I think the spongey bread is what did the meal in for me. I couldn't stand the taste and texture of that odd, bitter, sour fermented mess. Considering that the entire meal basically consisted of items that you were expected to wrap up in that nasty bread, I didn't really catch a break the entire night. But it was indeed fun! The lamb was very good and the spicy ground beef was delicious. Didn't care much for the yellow lentil sauce or the avocado salad, but the rest wasn't bad! All in all it was a fun night and I did enjoy the opportunity to bond with my fellow HSA students over our mutual experiencing of this unique culinary event.

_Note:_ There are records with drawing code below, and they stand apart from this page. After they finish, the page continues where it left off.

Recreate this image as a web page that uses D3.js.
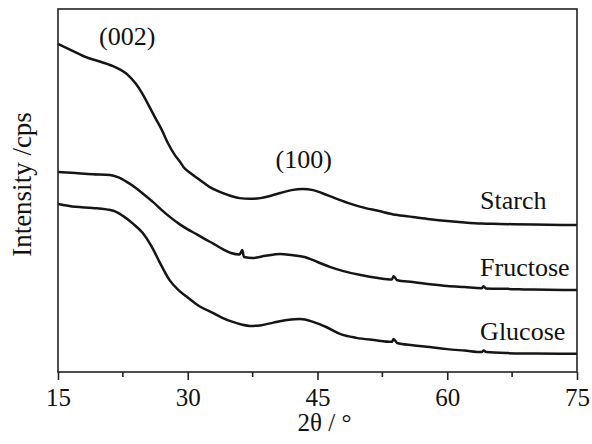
<!DOCTYPE html>
<html>
<head>
<meta charset="utf-8">
<script src="https://cdn.jsdelivr.net/npm/d3@7"></script>
<style>
  body { margin: 0; background: #fff; }
  text { font-family: "Liberation Serif", "DejaVu Serif", serif; fill: #111; }
</style>
</head>
<body>
<div id="chart"></div>
<script>
// XRD patterns, intensity in arbitrary units (curves are offset)
var starchX = [15, 16.5, 18.5, 20, 21.6, 23.1, 24, 24.7, 25.5, 26.2, 27, 27.7, 28.5, 29.1, 29.5, 30.3, 31.4, 32.5, 33.7, 35, 36, 37.2, 38.4, 39.5, 40.7, 42, 43.3, 44.5, 45.5, 47, 48.5, 50, 52, 54, 56, 58, 60, 62, 64, 66, 70, 75]
var starchY = [90.4, 88.7, 86.5, 85.4, 84.0, 81.8, 79.4, 76.9, 73.4, 70.2, 66.7, 63.1, 59.8, 57.9, 56.5, 54.8, 52.9, 51.0, 49.6, 48.5, 47.9, 47.7, 47.9, 48.5, 49.3, 50.1, 50.4, 50.1, 49.3, 47.9, 46.6, 45.5, 44.4, 43.3, 42.7, 42.1, 41.6, 41.2, 40.9, 40.8, 40.6, 40.5]

var fructoseX = [15, 17, 19, 21, 22, 23, 24, 25, 26, 27, 28, 29, 30, 31, 32, 33, 34, 35, 36, 36.3, 36.5, 37.5, 39, 40.7, 42, 43.5, 45, 46.5, 48, 50, 52, 53.6, 53.8, 54.2, 56, 58, 60, 62, 64, 64.2, 64.5, 67, 70, 75]
var fructoseY = [55.1, 54.8, 54.5, 54.3, 53.6, 52.3, 50.7, 48.8, 46.8, 44.6, 42.6, 40.8, 39.3, 38.0, 36.6, 35.3, 33.9, 32.8, 32.4, 33.6, 31.7, 31.4, 32.0, 32.5, 32.2, 31.7, 30.3, 28.9, 27.8, 26.7, 25.9, 25.5, 26.4, 25.3, 24.8, 24.2, 23.7, 23.4, 23.1, 23.6, 23.0, 22.9, 22.7, 22.6]

var glucoseX = [15, 17, 19, 21.4, 22.5, 23.7, 24.8, 25.8, 26.8, 27.9, 28.9, 29.9, 31.3, 32.9, 34, 35.2, 36.2, 37.2, 38.5, 39.9, 41.5, 43, 44.5, 46, 47.6, 49.5, 51.5, 53.6, 53.8, 54.2, 56, 58, 60, 62, 64, 64.2, 64.5, 67, 70, 75]
var glucoseY = [46.3, 45.5, 45.2, 44.4, 43.0, 40.8, 38.3, 34.7, 30.0, 25.3, 22.6, 20.7, 18.2, 16.3, 14.9, 13.8, 13.1, 12.7, 12.9, 13.6, 14.3, 14.6, 13.8, 12.4, 10.5, 9.4, 8.8, 8.3, 9.1, 8.0, 7.4, 6.9, 6.3, 5.9, 5.5, 5.9, 5.5, 5.2, 5.1, 5.0]

var seriesNames = ["Starch", "Fructose", "Glucose"]
var xTicks = [15, 30, 45, 60, 75]
var xMinorTicks = [22.5, 37.5, 52.5, 67.5]
var peakLabels = ["(002)", "(100)"]
var peakPos = [[23.0, 90.1], [43.4, 56.2]]   // [2θ, intensity] where the label sits
var labelPos = [[63.8, 44.9], [63.8, 26.4], [63.8, 8.8]]

// set the dimensions and margins of the graph
var margin = {top: 9, right: 15, bottom: 72, left: 58},
  width = 592 - margin.left - margin.right,
  height = 444 - margin.top - margin.bottom;

var svg = d3.select("#chart")
  .append("svg")
    .attr("width", 592)
    .attr("height", 444)
  .append("g")
    .attr("transform", "translate(" + margin.left + "," + margin.top + ")");

var x = d3.scaleLinear().domain([15, 75]).range([0, width])
var y = d3.scaleLinear().domain([0, 100]).range([height, 0])

var series = [
  {name: seriesNames[0], xs: starchX, ys: starchY},
  {name: seriesNames[1], xs: fructoseX, ys: fructoseY},
  {name: seriesNames[2], xs: glucoseX, ys: glucoseY}
]

var line = d3.line()
  .x(function(d) { return x(d[0]) })
  .y(function(d) { return y(d[1]) })
  .curve(d3.curveMonotoneX)

// Draw the lines
svg.selectAll("myPath")
  .data(series)
  .enter()
  .append("path")
    .attr("d", function(s) { return line(s.xs.map(function(v, i) { return [v, s.ys[i]] })) })
    .style("fill", "none")
    .style("stroke", "#151515")
    .style("stroke-width", 2.5)
    .style("stroke-linejoin", "round")

// frame
svg.append("rect")
  .attr("width", width).attr("height", height)
  .style("fill", "none").style("stroke", "#222").style("stroke-width", 1.6)

// x axis, major + minor ticks pointing out
var xAxis = svg.append("g")
  .attr("transform", "translate(0," + height + ")")
  .call(d3.axisBottom(x).tickValues(xTicks).tickSize(8).tickPadding(8).tickFormat(d3.format("d")))
xAxis.select(".domain").remove()
xAxis.selectAll("line").style("stroke", "#222").style("stroke-width", 1.6)
xAxis.selectAll("text").style("font-size", "25px").style("font-family", "Liberation Serif").style("fill", "#111")

svg.append("g")
  .attr("transform", "translate(0," + height + ")")
  .selectAll("line")
  .data(xMinorTicks).enter()
  .append("line")
    .attr("x1", function(d) { return x(d) }).attr("x2", function(d) { return x(d) })
    .attr("y1", 0).attr("y2", 5)
    .style("stroke", "#222").style("stroke-width", 1.6)

// axis titles
svg.append("text")
  .attr("x", width / 2 + 7).attr("y", height + 59)
  .style("text-anchor", "middle").style("font-size", "25px")
  .text("2θ /  °")

svg.append("text")
  .attr("transform", "translate(-27," + (height / 2 - 6) + ") rotate(-90)")
  .style("text-anchor", "middle").style("font-size", "27px")
  .text("Intensity /cps")

// peak annotations
peakLabels.forEach(function(t, i) {
  svg.append("text")
    .attr("x", x(peakPos[i][0])).attr("y", y(peakPos[i][1]))
    .style("text-anchor", "middle").style("font-size", "26px")
    .text(t)
})

// series names
seriesNames.forEach(function(n, i) {
  svg.append("text")
    .attr("x", x(labelPos[i][0])).attr("y", y(labelPos[i][1]))
    .style("font-size", "26px")
    .text(n)
})
</script>
</body>
</html>
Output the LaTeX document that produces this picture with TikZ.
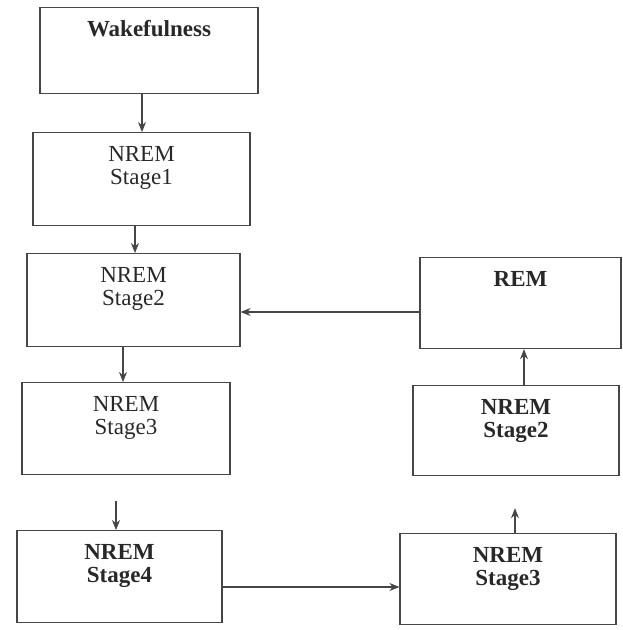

Monday, September 30, 2013

The Omnivore's Dilemna
by Michael Pollan


"Grass"


I lead the discussion on this particular section, so I know it well. And I can say with all certainty that it is thought-provoking, but perhaps for not all the right reasons. We have to be careful when reading diction like Pollan's... His eloquence can help to mask an agenda. The terminology that he uses, his use of which is subtle at times, yet explicit in others, is a tad manipulative. He wants us to hate corn. And in that vein, he wants us to love grass farming. He clearly believes that one is a purer form of farming than the other, and, as he is in the business of selling books, he likes to use sensational language that demonizes the one while exalting the other. With that caveat out of the way, I did enjoy reading about Salatin's alternative farming methods. I think that he's on to something. After having read this piece, I now want to go out and try his world-famous eggs, or one of his more "chicken-tasting" chickens. Eating mostly local foods might not be a lifestyle that everyone can ascribe to, but it is one that I think everyone should know about, so that at least if they don't change their lifestyle it will be a choice rather than a necessity.